Smith has always been a little bit of an enigma, but then again he's a lefthander from California so that may be redundant. After compiling a 17-2 record between AA and AAA in 2000, Smith was called up to St. Louis in June of 2001. On September 3rd of that year, he became only the 16th rookie in history to pitch a no-hitter, en-route to a 6-3 record and 3.85 ERA in 14 starts. It's been a rough downhill ride from there for Mr. Smith, as he has been plagued by injury and inconsistency. Previously considered a key part of the Scott Rolen trade, it seems likely that Smith will be in a different uniform shortly. The Phillies are shopping him around to try to get a return on their investment and have ten days to trade or release him. The Phillies would love it if Smith cleared waivers and they could assign him to AAA Scranton, but that's not likely.

Dave Coggin has pitched 10 scoreless innings in 7 appearances this spring. Rising to the challenge, rookie Ryan Madson has a 2.16 ERA in 8 and 1/3 innings, and has impressed Larry Bowa and pitching coach Joe Kerrigan. Despite Coggin's outstanding numbers, the Phillies may be laying the groundwork to place him on the DL to begin the season, by commenting on the lack of velocity on his fastball. This may be a means of keeping both of them, allowing Madson to go north with the big club for a few weeks before optioning him back to AAA where he can pitch every fifth day.

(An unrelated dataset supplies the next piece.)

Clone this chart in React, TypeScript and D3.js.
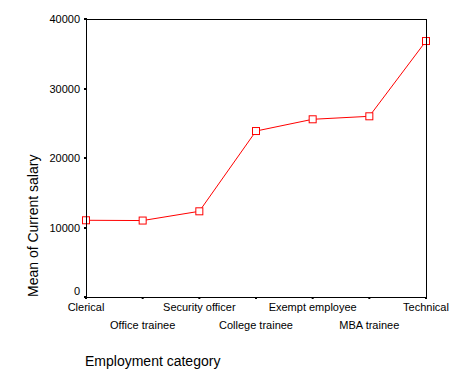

This is very similar to the Chase Utley situation, except that I think Coggin is much better suited for a bullpen role than Madson. I don't see any scenario, outside of a true injury, that would make sense for Madson to sit on the bench in Philadelphia instead of working regular innings at AAA. The major league season is a marathon, not a sprint, and there will be opportunities later in the season when the Phils will likely need Madson's arm. It doesn't take much vision to see shades of Marty Bystrom, so it makes more sense to keep the veteran Coggin in the bullpen and allow Madson to get regular work in his second season at AAA.

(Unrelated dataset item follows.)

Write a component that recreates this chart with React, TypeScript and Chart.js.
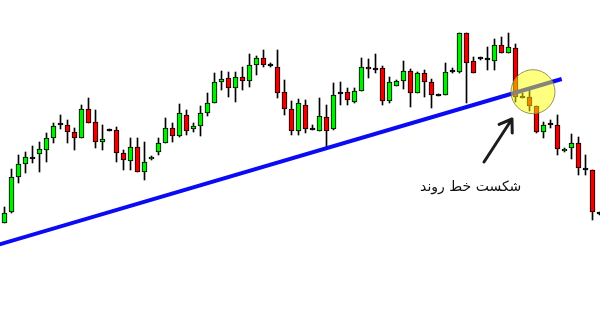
import React, { useEffect, useRef } from "react";
import { Chart, registerables } from "chart.js";

Chart.register(...registerables);

// OHLC series (price units), one entry per candle
const opens = [
  92, 103, 138, 151, 157, 161, 165, 177, 191, 190, 183, 177, 206, 193, 173, 185, 185, 162, 154, 168,
  143, 156, 163, 172, 187, 179, 200, 186, 189, 202, 212, 233, 237, 227, 238, 234, 250, 257, 250, 248,
  223, 206, 184, 210, 186, 184, 198, 186, 222, 223, 213, 224, 248, 246, 247, 214, 229, 234, 244, 222,
  242, 233, 220, 220, 244, 243, 282, 254, 257, 256, 254, 270, 262, 267, 218, 218, 209, 183, 191, 190,
  164, 167, 172, 146, 145, 102,
];
const highs = [
  108, 146, 160, 163, 169, 173, 182, 192, 200, 195, 187, 210, 217, 205, 190, 186, 188, 165, 177, 177,
  173, 159, 177, 197, 192, 211, 205, 192, 209, 222, 242, 244, 243, 243, 248, 261, 259, 265, 252, 265,
  235, 214, 216, 215, 190, 217, 210, 232, 233, 227, 227, 257, 256, 261, 249, 238, 235, 254, 246, 243,
  245, 236, 221, 252, 247, 282, 282, 258, 258, 268, 276, 278, 282, 271, 222, 227, 209, 193, 195, 200,
  167, 181, 178, 160, 145, 103,
];
const lows = [
  92, 102, 132, 142, 152, 143, 153, 172, 186, 172, 165, 177, 192, 167, 165, 184, 153, 145, 145, 143,
  135, 155, 160, 172, 173, 178, 180, 183, 179, 199, 212, 225, 218, 213, 225, 228, 240, 248, 248, 217,
  200, 180, 180, 182, 185, 184, 168, 185, 210, 210, 212, 224, 237, 242, 210, 212, 229, 226, 208, 222,
  218, 207, 219, 220, 242, 242, 212, 242, 255, 245, 245, 262, 262, 213, 217, 204, 182, 177, 187, 160,
  163, 156, 140, 140, 95, 100,
];
const closes = [
  102, 138, 151, 158, 157, 166, 177, 189, 191, 183, 177, 206, 192, 173, 176, 185, 162, 155, 168, 143,
  153, 158, 172, 187, 179, 202, 184, 189, 202, 212, 233, 236, 227, 238, 234, 250, 257, 250, 250, 222,
  206, 184, 212, 186, 186, 199, 184, 220, 222, 215, 224, 248, 246, 246, 214, 233, 234, 244, 222, 242,
  233, 220, 220, 243, 244, 282, 252, 242, 257, 256, 270, 262, 268, 218, 218, 209, 183, 190, 191, 166,
  166, 172, 147, 146, 103, 102,
];

// Trendline anchor points (candle index, price)
const trendX = [-1, 79.6];
const trendY = [70, 236];

// Annotation anchors (candle index, price)
const highlightAt = { x: 75.5, y: 223.3 };
const arrowFrom = { x: 68.5, y: 153 };
const arrowTo = { x: 72.5, y: 196 };
const labelAt = { x: 66.6, y: 128 };
const labelText = "شکست خط روند";

const GREEN = "#00ee00";
const RED = "#ee0000";

const annotationPlugin = {
  id: "breakAnnotations",
  afterDatasetsDraw(chart: any) {
    const { ctx, scales } = chart;
    const xs = scales.x;
    const ys = scales.y;
    // highlight circle
    const cx = xs.getPixelForValue(highlightAt.x);
    const cy = ys.getPixelForValue(highlightAt.y);
    ctx.save();
    ctx.beginPath();
    ctx.arc(cx, cy, 22, 0, Math.PI * 2);
    ctx.fillStyle = "rgba(255,255,0,0.5)";
    ctx.fill();
    ctx.lineWidth = 1;
    ctx.strokeStyle = "rgba(130,130,70,0.85)";
    ctx.stroke();
    ctx.restore();

    // arrow
    const x1 = xs.getPixelForValue(arrowFrom.x);
    const y1 = ys.getPixelForValue(arrowFrom.y);
    const x2 = xs.getPixelForValue(arrowTo.x);
    const y2 = ys.getPixelForValue(arrowTo.y);
    const ang = Math.atan2(y2 - y1, x2 - x1);
    const head = 14;
    const spread = (34 * Math.PI) / 180;
    ctx.save();
    ctx.strokeStyle = "#1c1c1c";
    ctx.lineWidth = 3;
    ctx.lineCap = "round";
    ctx.lineJoin = "round";
    ctx.beginPath();
    ctx.moveTo(x1, y1);
    ctx.lineTo(x2, y2);
    ctx.moveTo(x2 - head * Math.cos(ang - spread), y2 - head * Math.sin(ang - spread));
    ctx.lineTo(x2, y2);
    ctx.lineTo(x2 - head * Math.cos(ang + spread), y2 - head * Math.sin(ang + spread));
    ctx.stroke();
    ctx.restore();

    // label
    ctx.save();
    ctx.fillStyle = "#111";
    ctx.font = "14px 'DejaVu Sans'";
    ctx.textAlign = "center";
    ctx.textBaseline = "middle";
    ctx.direction = "rtl";
    ctx.fillText(labelText, xs.getPixelForValue(labelAt.x), ys.getPixelForValue(labelAt.y));
    ctx.restore();
  },
};

export default function App() {
  const ref = useRef<HTMLCanvasElement | null>(null);

  useEffect(() => {
    if (!ref.current) return;
    const idx = opens.map((_, i) => i);
    const bodies = idx.map((i) => {
      let lo = Math.min(opens[i], closes[i]);
      let hi = Math.max(opens[i], closes[i]);
      if (hi - lo < 2) {
        const m = (hi + lo) / 2;
        lo = m - 1;
        hi = m + 1;
      }
      return { x: i, y: [lo, hi] };
    });
    const bodyColors = idx.map((i) =>
      closes[i] > opens[i] ? GREEN : closes[i] < opens[i] ? RED : "#000"
    );
    const wicks = idx.map((i) => ({ x: i, y: [lows[i], highs[i]] }));
    const trend = trendX.map((x, i) => ({ x, y: trendY[i] }));

    const chart = new Chart(ref.current, {
      type: "bar",
      data: {
        datasets: [
          {
            type: "line",
            data: trend as any,
            borderColor: "#0a0af5",
            borderWidth: 4,
            pointRadius: 0,
            order: 0,
          } as any,
          {
            data: bodies as any,
            backgroundColor: bodyColors,
            borderColor: "#000",
            borderWidth: 1,
            borderSkipped: false,
            barThickness: 5,
            grouped: false,
            order: 1,
          } as any,
          {
            data: wicks as any,
            backgroundColor: "#000",
            borderWidth: 0,
            barThickness: 1,
            grouped: false,
            order: 2,
          } as any,
        ],
      },
      options: {
        animation: false,
        responsive: false,
        maintainAspectRatio: false,
        layout: { padding: 0 },
        plugins: { legend: { display: false }, tooltip: { enabled: false } },
        scales: {
          x: {
            type: "linear",
            display: false,
            offset: false,
            bounds: "ticks",
            min: -4.5 / 7,
            max: -4.5 / 7 + 600 / 7,
          },
          y: { type: "linear", display: false, min: 0, max: 315 },
        },
      },
      plugins: [annotationPlugin],
    });
    return () => chart.destroy();
  }, []);

  return (
    <div style={{ position: "fixed", left: 0, top: 0, width: 600, height: 315, background: "#fff" }}>
      <canvas ref={ref} width={600} height={315} />
    </div>
  );
}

Once again, these final roster spots are about role players, and neither Chase Utley nor Ryan Madson are part-time players. Perhaps Utley can get regular at bats off the Phillies bench, but probably not without a long-term injury to a regular. His future with this club hinges on whether the Phillies want to commit long-term to him or Placido Polanco. On the other hand, Madson is a starter – period dot. At 23-years old, and with the Phillies looking at potentially losing Millwood and Milton from their starting rotation next year, Madson figures prominently in the future of this franchise. He needs to hone his craft with as many regular starts as possible, and Scranton/Wilkes-Barre is the only place where that is going to happen. Dave Coggin has pitched well, his velocity is improving every day, and he deserves to make this team. Now is the Time.